Other areas have experienced unusual weather. This May and June, the UK saw the heaviest rain in 200 years. Exceptional floods occurred in many provinces of China, including in dry areas like Xinjiang and Shaanxi. A 100-year-record amount of rain fell in Chongqing. And it has been raining incessantly in North Korea where floods have caused many losses.

Yet while some places in the world were suffering from floods, other areas were plagued by high temperatures for days on end, causing droughts and fires.
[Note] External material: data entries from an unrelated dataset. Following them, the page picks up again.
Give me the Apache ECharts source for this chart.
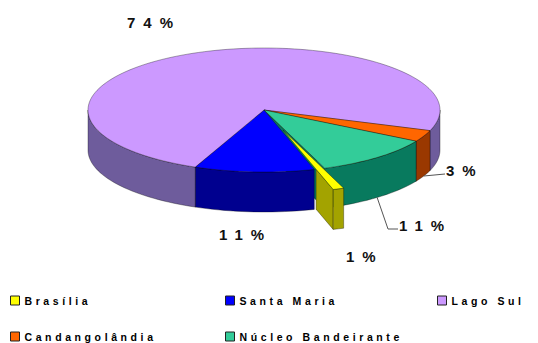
<!DOCTYPE html>
<html>
<head>
<meta charset="utf-8">
<script src="https://cdn.jsdelivr.net/npm/echarts@6/dist/echarts.min.js"></script>
<style>
  html, body { margin: 0; padding: 0; background: #fff; }
  #chart { width: 538px; height: 343px; }
  /* wide tracking for every text; the slice percentages get a wider one */
  #chart text { letter-spacing: 3.6px; }
  #chart text[style*="15px"] { letter-spacing: 8px; }
</style>
</head>
<body>
<div id="chart"></div>
<script>
// Participação por região administrativa (%)
const regions = ['Brasília', 'Santa Maria', 'Lago Sul', 'Candangolândia', 'Núcleo Bandeirante'];
const shares = [1, 11, 74, 3, 11];
const topColors = ['#FFFF00', '#0000FF', '#CC99FF', '#FF6600', '#33CC99'];
const sideColors = ['#A3A300', '#00008F', '#6E5C9C', '#9A3800', '#087A5E'];
const explode = [0.34, 0, 0, 0, 0];

// Drawing geometry of the tilted pie (screen degrees, clockwise from 3 o'clock)
const PIE = { cx: 264, cy: 110, rx: 176, ry: 62, depth: 40, startDeg: 69.8 };
// Where each percentage label sits, plus optional leader elbows
const LABELS = [
  { x: 346, y: 256 },
  { x: 219, y: 234 },
  { x: 127, y: 22 },
  { x: 446, y: 170, leader: [[445, 174]] },
  { x: 399, y: 225, leader: [[388, 229], [398, 229]] }
];
const LABEL_FONT = "bold 15px 'Liberation Sans', Arial, sans-serif";
const EDGE = 'rgba(0,0,0,0.55)';

const total = shares.reduce((s, v) => s + v, 0);
const rad = d => d * Math.PI / 180;

function pt(ox, oy, deg, r, h) {
  return [
    PIE.cx + (ox + r * Math.cos(rad(deg))) * PIE.rx,
    PIE.cy + (oy + r * Math.sin(rad(deg))) * PIE.ry + h
  ];
}
function arcPts(ox, oy, d0, d1, h) {
  const n = Math.max(2, Math.ceil(Math.abs(d1 - d0) / 2));
  const out = [];
  for (let j = 0; j <= n; j++) out.push(pt(ox, oy, d0 + (d1 - d0) * j / n, 1, h));
  return out;
}

function renderItem(params, api) {
  const i = params.dataIndex;
  let a0 = PIE.startDeg;
  for (let k = 0; k < i; k++) a0 += shares[k] / total * 360;
  const a1 = a0 + api.value(1) / total * 360;
  const mid = (a0 + a1) / 2;
  const e = explode[i];
  const ox = e * Math.cos(rad(mid));
  const oy = e * Math.sin(rad(mid));
  const zb = e > 0 ? 20 : 0;
  const D = PIE.depth;
  const children = [];

  // radial cut faces (only those turned toward the viewer)
  [[a0, Math.cos(rad(a0)) < 0], [a1, Math.cos(rad(a1)) > 0]].forEach(([d, visible]) => {
    if (!visible) return;
    let t0 = 0;
    if (e > 0) {
      // an exploded slice only shows the part of its cut face outside the cylinder
      const ux = Math.cos(rad(d)), uy = Math.sin(rad(d));
      const od = ox * ux + oy * uy;
      const disc = od * od - (ox * ox + oy * oy) + 1;
      t0 = Math.min(1, Math.max(0, -od + Math.sqrt(Math.max(0, disc))));
    }
    const pinT = pt(ox, oy, d, t0, 0), poutT = pt(ox, oy, d, 1, 0);
    const poutB = pt(ox, oy, d, 1, D), pinB = pt(ox, oy, d, t0, D);
    children.push({
      type: 'polygon', z2: zb + 1,
      shape: { points: [pinT, poutT, poutB, pinB] },
      style: { fill: sideColors[i], stroke: EDGE, lineWidth: 0.6 }
    });
  });

  // outer curved wall, front half only
  for (let k = -1; k <= 2; k++) {
    const s = Math.max(a0, k * 360), t = Math.min(a1, k * 360 + 180);
    if (t - s <= 0.01) continue;
    const top = arcPts(ox, oy, s, t, 0);
    const bot = arcPts(ox, oy, t, s, D);
    children.push({
      type: 'polygon', z2: zb + 2,
      shape: { points: top.concat(bot) },
      style: { fill: sideColors[i], stroke: EDGE, lineWidth: 0.6 }
    });
  }

  // top face
  children.push({
    type: 'polygon', z2: zb + 3,
    shape: { points: [pt(ox, oy, 0, 0, 0)].concat(arcPts(ox, oy, a0, a1, 0)) },
    style: { fill: topColors[i], stroke: EDGE, lineWidth: 0.6 }
  });

  // percentage label and leader
  const lab = LABELS[i];
  if (lab.leader) {
    children.push({
      type: 'polyline', z2: 40,
      shape: { points: [pt(ox, oy, mid, 1, D)].concat(lab.leader) },
      style: { stroke: '#555', lineWidth: 1, fill: null }
    });
  }
  children.push({
    type: 'text', z2: 41,
    style: {
      text: api.value(1) + '%', x: lab.x, y: lab.y,
      font: LABEL_FONT, fill: '#111', align: 'left', verticalAlign: 'middle'
    }
  });

  return { type: 'group', children: children };
}

const legendBase = {
  orient: 'vertical', icon: 'rect', itemWidth: 9, itemHeight: 9, itemGap: 25,
  padding: 0, selectedMode: false,
  itemStyle: { borderColor: '#222', borderWidth: 1 },
  textStyle: {
    fontFamily: "'Liberation Sans', Arial, sans-serif", fontWeight: 'bold',
    fontSize: 10.5, lineHeight: 9, color: '#000'
  }
};

const chart = echarts.init(document.getElementById('chart'), null, { renderer: 'svg' });
chart.setOption({
  backgroundColor: '#fff',
  animation: false,
  legend: [
    Object.assign({}, legendBase, { data: [regions[0], regions[3]], left: 10, top: 295 }),
    Object.assign({}, legendBase, { data: [regions[1], regions[4]], left: 225, top: 295 }),
    Object.assign({}, legendBase, { data: [regions[2]], left: 437, top: 295 })
  ],
  series: [
    {
      type: 'custom',
      coordinateSystem: 'none',
      silent: true,
      renderItem: renderItem,
      data: regions.map((n, i) => ({ name: n, value: [i, shares[i]] }))
    },
    {
      // feeds the legend swatches; drawn with no radius
      type: 'pie',
      radius: [0, 0],
      silent: true,
      label: { show: false },
      labelLine: { show: false },
      data: regions.map((n, i) => ({ name: n, value: shares[i], itemStyle: { color: topColors[i] } }))
    }
  ]
});
</script>
</body>
</html>
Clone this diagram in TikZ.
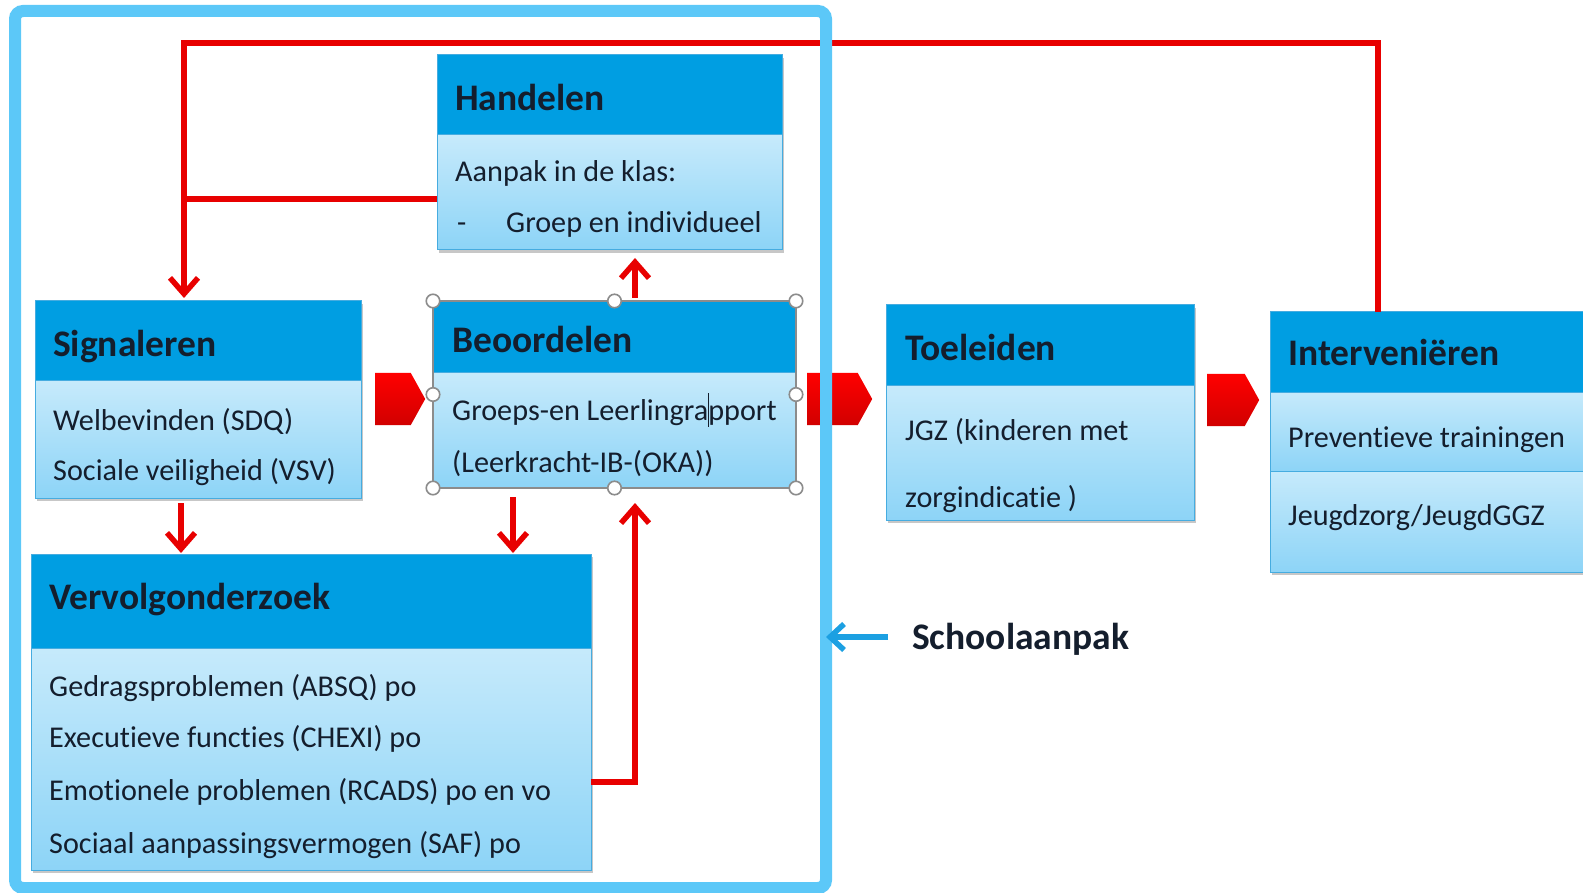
\documentclass[tikz,border=0pt]{standalone}
\usepackage{fontspec}
\setmainfont[Ligatures={NoCommon,NoContextual}]{Carlito}
\usetikzlibrary{arrows.meta,shapes.symbols,shadows,fit,calc}
\definecolor{hdr}{RGB}{0,158,226}
\definecolor{bodytop}{RGB}{198,234,251}
\definecolor{bodybot}{RGB}{141,212,247}
\definecolor{boxline}{RGB}{70,172,224}
\definecolor{framec}{RGB}{92,200,248}
\definecolor{redc}{RGB}{232,0,0}
\definecolor{ink}{RGB}{20,30,45}
\definecolor{schoolblue}{RGB}{28,160,226}
\definecolor{handlec}{RGB}{140,140,140}
\newcommand\ttlfont{\fontsize{37.5}{41}\selectfont\bfseries}
\newcommand\txtfont{\fontsize{30.2}{34}\selectfont}
\begin{document}
\begin{tikzpicture}[x=1pt,y=-1pt,
 hdrbox/.style={draw=boxline, line width=1pt, fill=hdr, anchor=north west, inner sep=0pt, outer sep=0pt},
 bdybox/.style={draw=boxline, line width=1pt, top color=bodytop, bottom color=bodybot, anchor=north west, inner sep=0pt, outer sep=0pt},
 shad/.style={drop shadow={shadow xshift=2pt, shadow yshift=-3pt, opacity=0.22, fill=black}},
 ttl/.style={font=\ttlfont, text=ink, anchor=base west, inner sep=0pt},
 txt/.style={font=\txtfont, text=ink, anchor=base west, inner sep=0pt},
 redline/.style={draw=redc, line width=5.5pt},
 redarrow/.style={redline, -{Straight Barb[length=16pt,width=28pt]}},
 pent/.style={shape=signal, signal to=east, signal from=nowhere, signal pointer angle=122, minimum height=52pt, inner sep=0pt, top color=red, bottom color=red!82!black, draw=none, anchor=west},
 handlenode/.style={circle, draw=handlec, fill=white, line width=1.6pt, minimum size=13.5pt, inner sep=0pt},
 framebox/.style={draw=framec, line width=12pt, rounded corners=8pt, anchor=north west, inner sep=0pt, outer sep=0pt},
 bluearrow/.style={draw=schoolblue, line width=5.5pt, -{Straight Barb[length=14pt,width=26pt]}}
]
\useasboundingbox (0,0) rectangle (1583,893);
\clip (0,0) rectangle (1583,893);
\fill[white] (0,0) rectangle (1583,893);

% Handelen
\node[hdrbox, shad, minimum width=345pt, minimum height=80pt] (hanH) at (437,55) {};
\node[bdybox, shad, minimum width=345pt, minimum height=115pt] (hanB) at (437,135) {};
\node[ttl] (hanT) at (455,111) {Handelen};
\node[txt] (hanL1) at (455,182) {Aanpak in de klas:};
\node[txt] (hanD) at (457,233) {-};
\node[txt] (hanL2) at (506,233) {Groep en individueel};

% Signaleren
\node[hdrbox, shad, minimum width=326pt, minimum height=80pt] (sigH) at (35,301) {};
\node[bdybox, shad, minimum width=326pt, minimum height=117pt] (sigB) at (35,381) {};
\node[ttl] (sigT) at (53,356) {Signaleren};
\node[txt] (sigL1) at (53,430) {Welbevinden (SDQ)};
\node[txt] (sigL2) at (53,480) {Sociale veiligheid (VSV)};

% Beoordelen
\node[hdrbox, minimum width=363pt, minimum height=72pt] (beoH) at (433,301) {};
\node[bdybox, minimum width=363pt, minimum height=115pt] (beoB) at (433,373) {};
\node[fit=(beoH)(beoB), inner sep=0pt, outer sep=0pt, draw=handlec, line width=1.5pt] (beo) {};
\node[ttl] (beoT) at (452,353) {Beoordelen};
\node[txt] (beoL1) at (452,420) {Groeps-en Leerlingra\rlap{\hspace{-0.4pt}\rule[-0.22em]{0.9pt}{1.12em}}pport};
\node[txt] (beoL2) at (452,472) {(Leerkracht-IB-(OKA))};

% Toeleiden
\node[hdrbox, shad, minimum width=308pt, minimum height=81pt] (toeH) at (886,305) {};
\node[bdybox, shad, minimum width=308pt, minimum height=134pt] (toeB) at (886,386) {};
\node[ttl] (toeT) at (905,361) {Toeleiden};
\node[txt] (toeL1) at (905,440) {JGZ (kinderen met};
\node[txt] (toeL2) at (905,507) {zorgindicatie )};

% Interveni\"eren
\node[hdrbox, shad, minimum width=400pt, minimum height=80pt] (intH) at (1270,312) {};
\node[bdybox, shad, minimum width=400pt, minimum height=79pt] (intB1) at (1270,392) {};
\node[bdybox, shad, minimum width=400pt, minimum height=101pt] (intB2) at (1270,471) {};
\node[ttl] (intT) at (1288,366) {Interveniëren};
\node[txt] (intL1) at (1288,447) {Preventieve trainingen};
\node[txt] (intL2) at (1288,525) {Jeugdzorg/JeugdGGZ};

% Vervolgonderzoek
\node[hdrbox, shad, minimum width=560pt, minimum height=94pt] (verH) at (31,554) {};
\node[bdybox, shad, minimum width=560pt, minimum height=222pt] (verB) at (31,648) {};
\node[ttl] (verT) at (49,609) {Vervolgonderzoek};
\node[txt] (verL1) at (49,696) {Gedragsproblemen (ABSQ) po};
\node[txt] (verL2) at (49,747) {Executieve functies (CHEXI) po};
\node[txt] (verL3) at (49,800) {Emotionele problemen (RCADS) po en vo};
\node[txt] (verL4) at (49,853) {Sociaal aanpassingsvermogen (SAF) po};

% pentagon arrows
\node[pent, minimum width=50pt] (p1) at (375,399) {};
\node[pent, minimum width=65pt] (p2) at (807,399) {};
\node[pent, minimum width=52pt] (p3) at (1207,400) {};

% red connectors
\coordinate (topL) at (184,43);
\coordinate (topR) at (1378,43);
\draw[redarrow, shorten >=3pt] (intH.north -| topR) -- (topR) -- (topL) -- (topL |- sigH.north);
\coordinate (hb) at ($(hanB.west)+(0,6.5)$);
\draw[redline] (hb) -- (hb -| topL);
\coordinate (a1) at ($(sigB.south west)+(146,5)$);
\draw[redarrow, shorten >=1pt] (a1) -- (a1 |- verH.north);
\coordinate (a2) at ($(beoB.south west)+(80,9)$);
\draw[redarrow, shorten >=1pt] (a2) -- (a2 |- verH.north);
\coordinate (a3) at ($(verB.north east)+(0,134)$);
\coordinate (a3x) at ($(beoB.south west)+(202,0)$);
\draw[redarrow, shorten >=15pt] (a3) -| (a3x);
\coordinate (a4) at ($(beoH.north west)+(202,-3)$);
\draw[redarrow, shorten >=8pt] (a4) -- (a4 |- hanB.south);

% selection handles
\foreach \a [count=\i] in {north west,north,north east,east,south east,south,south west,west}
  \node[handlenode] (hd\i) at (beo.\a) {};

% school frame
\node[framebox, minimum width=811pt, minimum height=877pt] (frame) at (15,11) {};
\node[ttl] (school) at (912,649) {Schoolaanpak};
\coordinate (bs) at ($(school.base west)+(-24,-12)$);
\draw[bluearrow] (bs) -- (bs -| frame.east);
\end{tikzpicture}
\end{document}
In the end of last month, temperatures in Romania, Hungary, Bulgaria and Greece rose above 40oC. More the 500 people died because of the heat, and forest fires were almost out of control. Nearby Ankara suffered from drought and people tried to invoke the pity of heaven by praying for rain in public ceremonies.

In China to the south of the Yangtze, large areas saw record temperatures of more than 39oC. High temperatures in Fujian Province, across the Taiwan Strait from Taiwan, continued for a month, breaking a record set in 1880.

The US Midwest has seen a very hot summer, and in the middle of this month temperatures in many areas were above 37oC for days at a time. Because of the hot weather, too much electricity was used in the New York area system, forcing the city's subway to come to a halt and causing serious traffic problems. Temperatures in Japan have been as high as 40.9oC, causing train rails to bend out of shape. Many Japanese suffered heat stroke and even died of the heat. Australia's worst drought in a thousand years has gone into its ninth continuous year, taking a heavy toll on farmers.

Official reports of the UN's World Meteorological Organization (WMO) point out that in the first half of this year, there was a higher number of unusual meteorological phenomena than in the past, and the average temperatures in January and April had broken all past records.

The organization could not make any predictions as to whether there would be more unusual or extreme weather in the second half of this year.

In 1992, the first Earth Summit was held. At this summit, countries agreed on the UN Framework Convention on Climate Change (UNFCCC), later followed up by the Kyoto Protocol. The UNFCCC demands that all countries take action to reduce their carbon dioxide emissions and called on them to officially acknowledge global climate change. Although the US didn't want to ratify the Kyoto Protocol, US President George W. Bush made sure that plans were passed for climatological action, officially acknowledging the issue of climate change.